------ Information provided
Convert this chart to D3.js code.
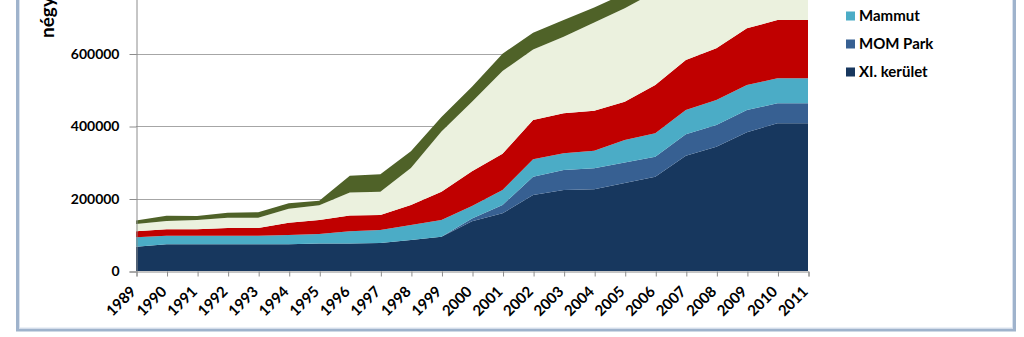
<!DOCTYPE html>
<html>
<head>
<meta charset="utf-8">
<script src="https://cdn.jsdelivr.net/npm/d3@7"></script>
<style>
  body { margin: 0; background: #fff; }
  svg { display: block; font-family: Lato, "Open Sans", sans-serif; }
</style>
</head>
<body>
<svg class="svg" width="1024" height="337"></svg>
<script>
const years = d3.range(1989, 2012)
const yTicks = [0, 200000, 400000, 600000, 800000]

// bottom to top (stack order)
const xiKerulet = [67000, 73700, 73700, 73700, 73700, 73700, 76000, 76000, 77000, 85500, 94700, 137000, 159000, 209600, 223400, 225300, 242800, 260100, 318100, 343000, 383000, 407400, 407400]
const momPark   = [0, 0, 0, 0, 0, 0, 0, 0, 0, 0, 0, 8000, 23000, 50500, 55200, 58000, 56200, 55200, 59000, 59800, 61100, 55200, 55200]
const mammut    = [26000, 23700, 23700, 23700, 23700, 25600, 26000, 34000, 36100, 41400, 46000, 34000, 41400, 48000, 46100, 48600, 62400, 64600, 67100, 68900, 69000, 69000, 69000]
const budaEgyeb = [16500, 17600, 17600, 21200, 21200, 34000, 38700, 43000, 41400, 55200, 78100, 96000, 100000, 108400, 110300, 110300, 105600, 133200, 138000, 142600, 156400, 160800, 160800]
const pest      = [20500, 23000, 25700, 28400, 28400, 38600, 40500, 63500, 64300, 102000, 166000, 192000, 228000, 194500, 211400, 243000, 258000, 257000, 218000, 206000, 170500, 162600, 167600]
const agglom    = [9000, 14600, 11000, 13900, 14900, 14800, 12800, 46500, 47900, 46000, 40000, 41000, 48000, 46000, 46000, 42000, 40000, 42000, 42000, 42000, 42000, 42000, 42000]

const series = [
    { name: 'XI. kerület', values: xiKerulet, color: '#17375e' },
    { name: 'MOM Park', values: momPark, color: '#376092' },
    { name: 'Mammut', values: mammut, color: '#4bacc6' },
    { name: 'Buda egyéb', values: budaEgyeb, color: '#c00000' },
    { name: 'Pest', values: pest, color: '#ebf1de' },
    { name: 'Agglomeráció', values: agglom, color: '#4f6228' }
]

const rows = years.map((y, i) => {
    const row = { year: y }
    series.forEach(s => row[s.name] = s.values[i])
    return row
})

const plot = { left: 136, right: 808, bottom: 271 }
const svg = d3.select('.svg')

const x = d3.scaleLinear().domain([1989, 2011]).range([plot.left, plot.right])
const y = d3.scaleLinear().domain([0, 800000]).range([plot.bottom, plot.bottom - 290])

// frame
svg.append('rect')
    .attr('x', 17.5).attr('y', -20).attr('width', 997).attr('height', 350)
    .attr('fill', 'none').attr('stroke', '#9fb3cc').attr('stroke-width', 3)
svg.append('rect')
    .attr('x', 19.5).attr('y', -20).attr('width', 993).attr('height', 348)
    .attr('fill', 'none').attr('stroke', '#d9e2ee').attr('stroke-width', 1)

// gridlines
svg.append('g').selectAll('line').data(yTicks.filter(d => d > 0)).join('line')
    .attr('x1', plot.left).attr('x2', plot.right)
    .attr('y1', d => Math.round(y(d)) + 0.5).attr('y2', d => Math.round(y(d)) + 0.5)
    .attr('stroke', '#a6a6a6')

// areas
const stack = d3.stack().keys(series.map(s => s.name))
const layers = stack(rows)
const area = d3.area()
    .x(d => x(d.data.year))
    .y0(d => y(d[0]))
    .y1(d => y(d[1]))

svg.append('g').selectAll('path').data(layers).join('path')
    .attr('d', area)
    .attr('fill', (d, i) => series[i].color)

// y axis
const yAxis = svg.append('g')
    .attr('transform', `translate(${plot.left + 0.5},0.5)`)
    .call(d3.axisLeft(y).tickValues(yTicks).tickFormat(d3.format('d')).tickSizeOuter(0).tickSize(7).tickPadding(10))
yAxis.select('.domain').attr('stroke', '#8c8c8c')
yAxis.selectAll('.tick line').attr('stroke', '#8c8c8c')
yAxis.selectAll('.tick text')
    .attr('font-family', 'Lato, sans-serif')
    .attr('font-weight', 'bold')
    .attr('font-size', 14)
    .attr('fill', '#000')

// x axis
const xAxis = svg.append('g')
    .attr('transform', `translate(0.5,${plot.bottom + 0.5})`)
    .call(d3.axisBottom(x).tickValues(years).tickFormat(d3.format('d')).tickSizeOuter(0).tickSize(5))
xAxis.select('.domain').attr('stroke', '#8c8c8c')
xAxis.selectAll('.tick line').attr('stroke', '#8c8c8c')
xAxis.selectAll('.tick text')
    .attr('font-family', 'Lato, sans-serif')
    .attr('font-weight', 'bold')
    .attr('font-size', 15)
    .attr('fill', '#000')
    .attr('text-anchor', 'end')
    .attr('dy', 0)
    .attr('y', 0)
    .attr('transform', 'translate(0,21) rotate(-45)')

// y title
svg.append('text')
    .attr('transform', 'translate(54,38) rotate(-90)')
    .attr('font-family', 'Lato, sans-serif')
    .attr('font-weight', 'bold')
    .attr('font-size', 19)
    .text('négyzetméter')

// legend (reverse order, top entries fall above the picture)
const legend = svg.append('g').selectAll('g').data(series.slice().reverse()).join('g')
    .attr('transform', (d, i) => `translate(846,${16 - (3 - i) * 28})`)
legend.append('rect')
    .attr('x', 0).attr('y', -4.5).attr('width', 9).attr('height', 9)
    .attr('fill', d => d.color)
legend.append('text')
    .attr('x', 13).attr('y', 5)
    .attr('font-family', 'Lato, sans-serif')
    .attr('font-weight', 'bold')
    .attr('font-size', 15)
    .text(d => d.name)
</script>
</body>
</html>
------------
Quote, exactly and only, the lines from the first line of the data above through the line containing "const yTicks = [0, 200000, 400000, 600000, 800000]". The pictures do not belong in it.

The answer:
Convert this chart to D3.js code.
<!DOCTYPE html>
<html>
<head>
<meta charset="utf-8">
<script src="https://cdn.jsdelivr.net/npm/d3@7"></script>
<style>
  body { margin: 0; background: #fff; }
  svg { display: block; font-family: Lato, "Open Sans", sans-serif; }
</style>
</head>
<body>
<svg class="svg" width="1024" height="337"></svg>
<script>
const years = d3.range(1989, 2012)
const yTicks = [0, 200000, 400000, 600000, 800000]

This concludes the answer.